Wednesday, August 21, 2013

Pear Tart with Peach Glaze

Tonight I taught Alexa how to make a pear tart, she went to my Daddy’s house this past weekend after he called her to let her know that the pears were ready to pick. I picked two medium sized pears, peeled, halved, cored and sliced into thin strips.


I put them into a bowl and tossed them with about four tablespoons of light brown sugar. Then I arranged the pear slices down the middle of the puffed pastry which I thawed and cut in half and put onto a baking sheet that was sprayed with non stick cooking spray, I like Crisco’s butter flavored spray. I took 1/3 of a block of real butter, cut it in half then cut them into 1/4 inch pieces and dotted half down the middle of each of the tarts. Using about seven pieces across each.


Next I put four tablespoons of the peach preserves I made in July into a small bowl and with a little whisk I broke it all up, but didn’t add anything to it and spooned the preserves down the middle of the pears on the tart. I slipped the tarts into the oven which was set on convection bake at 350 degrees and cooked it for about 13 minutes, Alexa checked the doneness of the pears and how much it had browned at that point and decided to put it for another five minutes.


The pears were a tiny bit crispy once cooked all the way. We let it stand and cool for a little bit before moving to a glass serving plate. Dave declared it delicious after having about 2/3 of one of them. Thanks to my Daddy for sharing these delicious fruit and to Alexa for driving over to pick them. Prep time and cooking time was only about thirty minutes and I think it would be awesome served with ice cream when having guests over or at a brunch with coffee.

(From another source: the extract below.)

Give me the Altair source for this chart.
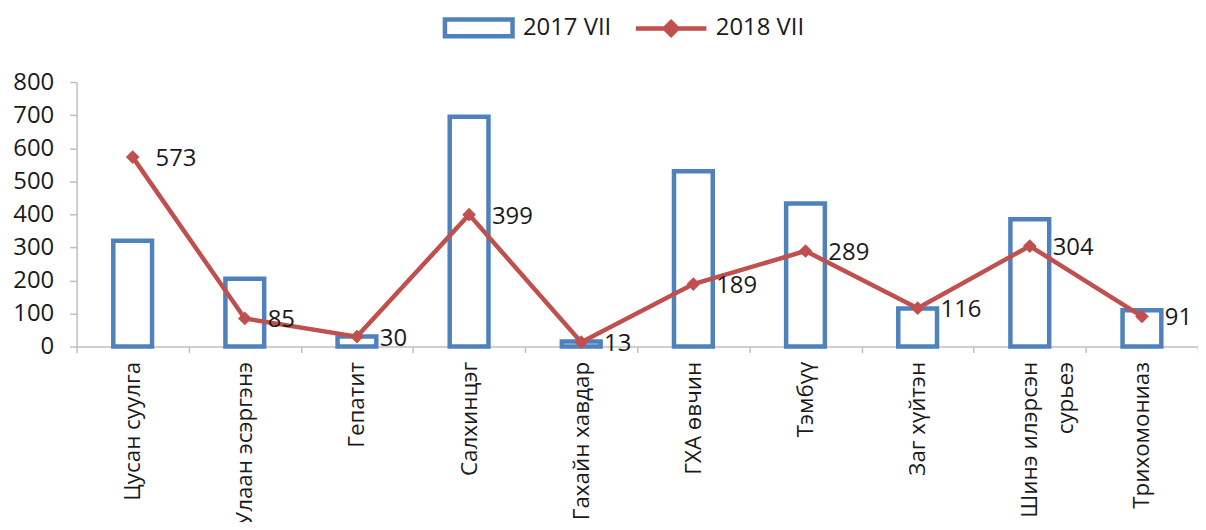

Fred had a piece before he left tonight and was very impressed with how good it was for the little effort that it took to make it. The recipe was a combination of one that I’d learned on Barefoot Contessa which was made with apples and apricot jam and the Pioneer Woman’s apple and brown sugar. I sort of combined both methods and used my own fruit and home made preserves for a Cajun country Katy version.